BIG BRUTE TANNAT: Popular in Uruguay?
What is a grape with Basque origins found and flourishing doing in Uruguay! Well many Basques immigrated to Uruguay and with them they brought their Tannat. The grape still exists in France where Madiran is its hotspot. It is usually quite tannic in France unless blended. As a single varietal it is a tough brute like the Italian Barolo and needs a few years of age to be accessible.
In Uruguay it is reputedly thought to be softer and more approachable. Uruguay is the 4th largest South American wine producer but exports less than 5% of its production.
The wine we are trying is from the Carrau Winery now into its tenth family generation and is 265 years old.
It has a light purple colour.
On the nose blackberry, cassis, blueberry and red plum with a hint of dates.\It’s not coming on like a brute!
On the palate very mild tannins. So very UnFrench! It is very drinkable as it is so approachable. There are no explosives or incendiaries in the wine. Looks like I was getting hyped up with some French experience I have had with Tannat.

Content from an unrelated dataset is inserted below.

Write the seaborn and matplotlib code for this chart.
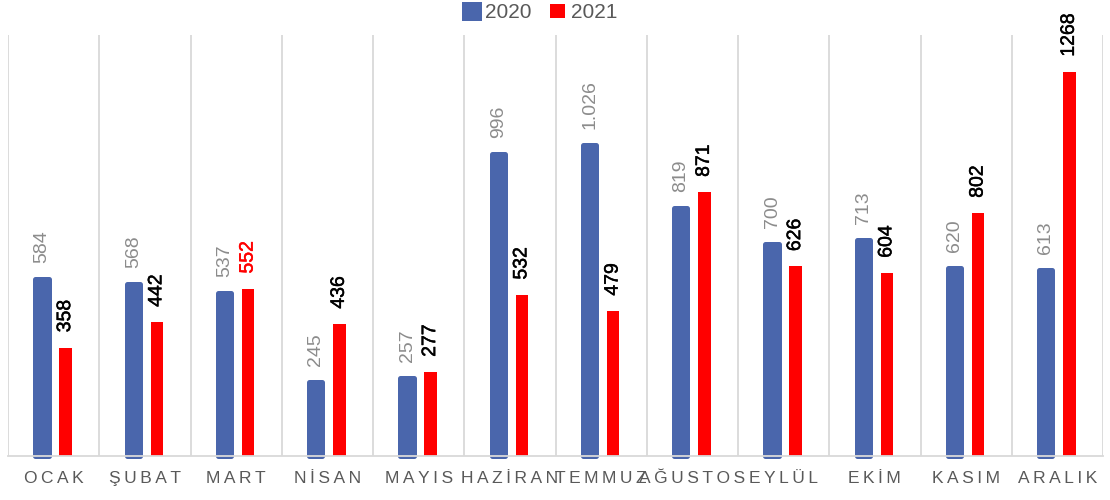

So what about the taste? Gentle black cherry, blackberry and cherry cola. A bit of a rip tide finish where you think this is an inoffensive weakling but undercurrents present a surging finish with a bit of licorice.
My overall impression is that this is no brute but a bouncy little puppy. I’d like to pair it side by side with a pit bull Madiran. I have a feeling it would rip up the little puppy from Uruguay but how comfortable are you with the pit bull?
This is no wildly attractive wine with complexity but a pleasing quaffer suitable for simple pastas. My curiosity is piqued. The last Tannat from Uruguay I reviewed this year was a Garzon 2016 where I gave it a 92.
(Juan Carrau Tannat 2017, Las Violetas, Uruguay, Bodegas Carrau, Montevideo, Uruguay, $15.95, LCBO # 638791, 750 mL, 13%, Set The Bar Rating 87/100).